У Вана нарастало чувство, что он разговаривает с холодным куском мяса. Холодным и алчным. Под густым слоем макияжа лицо ее было довольно-таки безобразно.
– Разве ваше занятие не приносит дохода?
– А какое такое мое занятие?
Для допроса Ван, по его словам, выбрал форму «no limit», иными словами, «никаких границ». При таком допросе можно было, как в покере, идти ва-банк.
– Я тут немного пошарил по Интернету… Так вот, вы связываете мужиков, мочитесь на них, а потом бьете ногой по яйцам. Я правильно излагаю?
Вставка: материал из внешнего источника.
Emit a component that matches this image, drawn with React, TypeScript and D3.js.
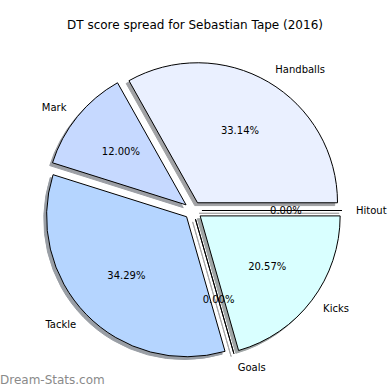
import React from "react";
import * as d3 from "d3";

const categories = ["Hitout", "Handballs", "Mark", "Tackle", "Goals", "Kicks"];
const points = [0, 58, 21, 60, 0, 36];
const colors = ["#ffffff", "#eaf0ff", "#c6d9ff", "#b5d5ff", "#ffffff", "#d9ffff"];
const title = "DT score spread for Sebastian Tape (2016)";
const watermark = "Dream-Stats.com";

const W = 390;
const H = 390;
const cx = 193;
const cy = 210.5;
const R = 140;
const explode = 0.064;
const font = "DejaVu Sans, sans-serif";

export default function App() {
  const total = d3.sum(points);
  const pie = d3
    .pie<number>()
    .sort(null)
    .value((d) => d)
    .startAngle(Math.PI / 2)
    .endAngle(Math.PI / 2 - 2 * Math.PI);
  const arcs = pie(points);
  const arc = d3.arc<d3.PieArcDatum<number>>().innerRadius(0).outerRadius(R);
  const d = explode * R;
  const sh = 0.02 * R;

  const items = arcs.map((a, i) => {
    const mid = (a.startAngle + a.endAngle) / 2;
    const ux = Math.sin(mid);
    const uy = -Math.cos(mid);
    const ox = cx + d * ux;
    const oy = cy + d * uy;
    const c = d3.rgb(colors[i]);
    const shadow = d3.rgb(c.r * 0.3, c.g * 0.3, c.b * 0.3).toString();
    return {
      a,
      i,
      ox,
      oy,
      ux,
      uy,
      path: arc(a) || "",
      shadow,
      pct: ((points[i] / total) * 100).toFixed(2) + "%",
    };
  });

  return (
    <svg width={W} height={H} style={{ display: "block", position: "absolute", left: 0, top: 0 }}>
      <rect width={W} height={H} fill="#ffffff" />
      <text x={195} y={25} textAnchor="middle" dominantBaseline="central" fontFamily={font} fontSize={12} fill="#000">
        {title}
      </text>
      {items.map((it) => (
        <path
          key={"s" + it.i}
          d={it.path}
          transform={`translate(${it.ox - sh},${it.oy + sh})`}
          fill={it.shadow}
          stroke={it.shadow}
          strokeWidth={1}
          opacity={0.5}
        />
      ))}
      {items.map((it) => (
        <path
          key={"w" + it.i}
          d={it.path}
          transform={`translate(${it.ox},${it.oy})`}
          fill={colors[it.i]}
          stroke="#000"
          strokeWidth={1}
        />
      ))}
      {items.map((it) => {
        const lx = it.ox + 1.1 * R * it.ux;
        const ly = it.oy + 1.1 * R * it.uy;
        return (
          <text
            key={"l" + it.i}
            x={lx}
            y={ly}
            textAnchor={it.ux > 0 ? "start" : "end"}
            dominantBaseline="central"
            fontFamily={font}
            fontSize={10}
            fill="#000"
          >
            {categories[it.i]}
          </text>
        );
      })}
      {items.map((it) => (
        <text
          key={"p" + it.i}
          x={it.ox + 0.6 * R * it.ux}
          y={it.oy + 0.6 * R * it.uy}
          textAnchor="middle"
          dominantBaseline="central"
          fontFamily={font}
          fontSize={10}
          fill="#000"
        >
          {it.pct}
        </text>
      ))}
      <text x={0} y={380} dominantBaseline="central" fontFamily={font} fontSize={12} fill="#8a8a8a">
        {watermark}
      </text>
    </svg>
  );
}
Видимо, слова Вана сработали, потому что Жюльетта адресовала тонкую улыбку уже не ему, а Вику.
Молодого лейтенанта эта улыбка просто пронзила. Он сглотнул слюну и, силясь говорить решительным голосом, повторил вопрос коллеги:
– То, чем вы занимаетесь, не приносит дохода?
– Это к делу не относится.
– Как это «не относится»? – снова вступил Ван.
– Анну убили, а вы меня спрашиваете о вещах, которые не имеют к этому никакого отношения. Пользуетесь случаем, чтобы удовлетворить свое нездоровое любопытство?